start
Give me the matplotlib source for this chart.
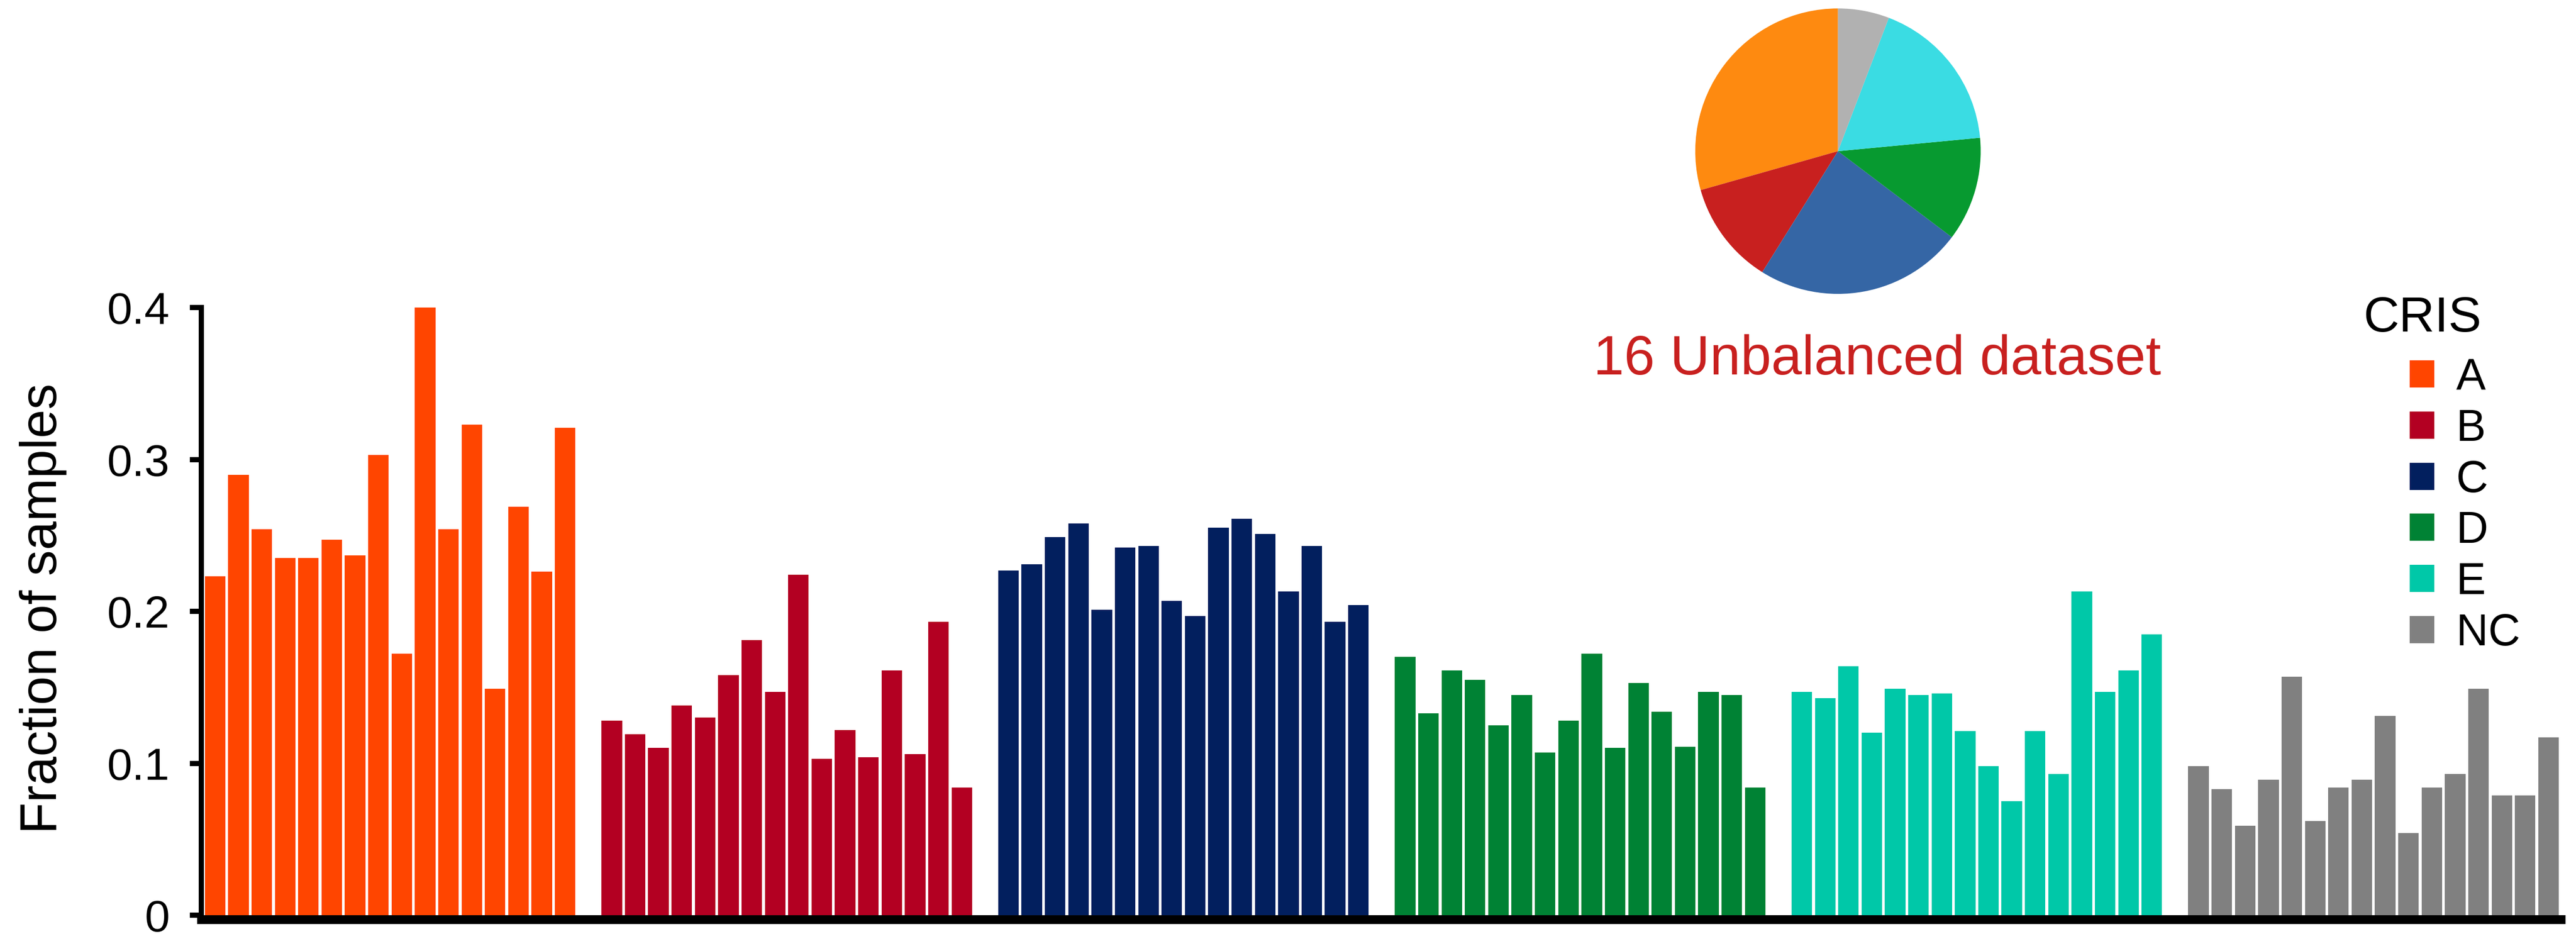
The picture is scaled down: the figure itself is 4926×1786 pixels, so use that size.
import matplotlib
matplotlib.use('Agg')  # no display available
import matplotlib.pyplot as plt
from matplotlib.patches import Patch

plt.rcParams['font.family'] = ['Liberation Sans', 'DejaVu Sans']

# CRIS subtypes and their colours
subtypes = ['A', 'B', 'C', 'D', 'E', 'NC']
bar_colors = ['#FF4500', '#B30022', '#021F5E', '#008234', '#00C8A8', '#808080']

# fraction of samples per subtype, 16 runs each
frac_A = [0.223, 0.290, 0.254, 0.235, 0.235, 0.247, 0.237, 0.303,
          0.172, 0.400, 0.254, 0.323, 0.149, 0.269, 0.226, 0.321]
frac_B = [0.128, 0.119, 0.110, 0.138, 0.130, 0.158, 0.181, 0.147,
          0.224, 0.103, 0.122, 0.104, 0.161, 0.106, 0.193, 0.084]
frac_C = [0.227, 0.231, 0.249, 0.258, 0.201, 0.242, 0.243, 0.207,
          0.197, 0.255, 0.261, 0.251, 0.213, 0.243, 0.193, 0.204]
frac_D = [0.170, 0.133, 0.161, 0.155, 0.125, 0.145, 0.107, 0.128,
          0.172, 0.110, 0.153, 0.134, 0.111, 0.147, 0.145, 0.084]
frac_E = [0.147, 0.143, 0.164, 0.120, 0.149, 0.145, 0.146, 0.121,
          0.098, 0.075, 0.121, 0.093, 0.213, 0.147, 0.161, 0.185]
frac_NC = [0.098, 0.083, 0.059, 0.089, 0.157, 0.062, 0.084, 0.089,
           0.131, 0.054, 0.084, 0.093, 0.149, 0.079, 0.079, 0.117]

# share of each subtype in the unbalanced dataset (pie)
pie_share = [29.4, 11.7, 23.6, 11.8, 17.7, 5.8]
pie_colors = ['#FE8A10', '#C8201F', '#3566A5', '#079A30', '#3ADCE3', '#B1B1B1']

yticks = [0, 0.1, 0.2, 0.3, 0.4]
ytick_labels = ['0', '0.1', '0.2', '0.3', '0.4']

fig = plt.figure(figsize=(49.26, 17.86), dpi=100)
ax = fig.add_axes([0.07816, 0.02016, 0.91596, 0.6506])

pos = 0
for vals, col in zip([frac_A, frac_B, frac_C, frac_D, frac_E, frac_NC], bar_colors):
    xs = list(range(pos, pos + len(vals)))
    ax.bar(xs, vals, width=0.88, color=col, linewidth=0)
    pos += len(vals) + 1   # one empty slot between groups

ax.set_xlim(-0.59, pos - 2 + 0.53)
ax.set_ylim(0, 0.4)
ax.set_xticks([])
ax.set_yticks(yticks, ytick_labels)
ax.tick_params(axis='y', length=15.8, width=7.2, pad=28, labelsize=62)
for side in ['top', 'right']:
    ax.spines[side].set_visible(False)
ax.spines['left'].set_linewidth(7.2)
ax.spines['bottom'].set_linewidth(12.2)
ax.spines['bottom'].set_position(('outward', 6))
ax.set_ylabel('Fraction of samples', fontsize=71)
ax.yaxis.set_label_coords(-0.057, 0.505)

# pie of subtype shares
pax = fig.add_axes([0.6581, 0.6853, 0.1108, 0.3057])
pax.pie(pie_share, colors=pie_colors, startangle=90, counterclock=True,
        radius=1, wedgeprops=dict(linewidth=0))
pax.set_xlim(-1, 1)
pax.set_ylim(-1, 1)
pax.set_aspect('equal')

fig.text(0.7287, 0.5991, '16 Unbalanced dataset', ha='center', va='baseline',
         fontsize=76, color='#C8201F')

# legend
fig.text(0.9403, 0.645, 'CRIS', ha='center', va='baseline', fontsize=68)
handles = [Patch(facecolor=c, edgecolor='none') for c in bar_colors]
fig.legend(handles, subtypes, loc='upper left', bbox_to_anchor=(0.9355, 0.6176),
           frameon=False, fontsize=61, handlelength=0.553, handleheight=0.565,
           handletextpad=0.49, labelspacing=0.21, borderpad=0, borderaxespad=0)

plt.savefig('out.png', dpi=100)
plt.close()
end
WRITTEN TASK
The lines from the top of the data above through the one holding "ax = fig.add_axes([0.07816, 0.02016, 0.91596, 0.6506])" are to be repeated exactly, and only those, with no pictures.

EXPECTED OUTPUT
Give me the matplotlib source for this chart.
The picture is scaled down: the figure itself is 4926×1786 pixels, so use that size.
import matplotlib
matplotlib.use('Agg')  # no display available
import matplotlib.pyplot as plt
from matplotlib.patches import Patch

plt.rcParams['font.family'] = ['Liberation Sans', 'DejaVu Sans']

# CRIS subtypes and their colours
subtypes = ['A', 'B', 'C', 'D', 'E', 'NC']
bar_colors = ['#FF4500', '#B30022', '#021F5E', '#008234', '#00C8A8', '#808080']

# fraction of samples per subtype, 16 runs each
frac_A = [0.223, 0.290, 0.254, 0.235, 0.235, 0.247, 0.237, 0.303,
          0.172, 0.400, 0.254, 0.323, 0.149, 0.269, 0.226, 0.321]
frac_B = [0.128, 0.119, 0.110, 0.138, 0.130, 0.158, 0.181, 0.147,
          0.224, 0.103, 0.122, 0.104, 0.161, 0.106, 0.193, 0.084]
frac_C = [0.227, 0.231, 0.249, 0.258, 0.201, 0.242, 0.243, 0.207,
          0.197, 0.255, 0.261, 0.251, 0.213, 0.243, 0.193, 0.204]
frac_D = [0.170, 0.133, 0.161, 0.155, 0.125, 0.145, 0.107, 0.128,
          0.172, 0.110, 0.153, 0.134, 0.111, 0.147, 0.145, 0.084]
frac_E = [0.147, 0.143, 0.164, 0.120, 0.149, 0.145, 0.146, 0.121,
          0.098, 0.075, 0.121, 0.093, 0.213, 0.147, 0.161, 0.185]
frac_NC = [0.098, 0.083, 0.059, 0.089, 0.157, 0.062, 0.084, 0.089,
           0.131, 0.054, 0.084, 0.093, 0.149, 0.079, 0.079, 0.117]

# share of each subtype in the unbalanced dataset (pie)
pie_share = [29.4, 11.7, 23.6, 11.8, 17.7, 5.8]
pie_colors = ['#FE8A10', '#C8201F', '#3566A5', '#079A30', '#3ADCE3', '#B1B1B1']

yticks = [0, 0.1, 0.2, 0.3, 0.4]
ytick_labels = ['0', '0.1', '0.2', '0.3', '0.4']

fig = plt.figure(figsize=(49.26, 17.86), dpi=100)
ax = fig.add_axes([0.07816, 0.02016, 0.91596, 0.6506])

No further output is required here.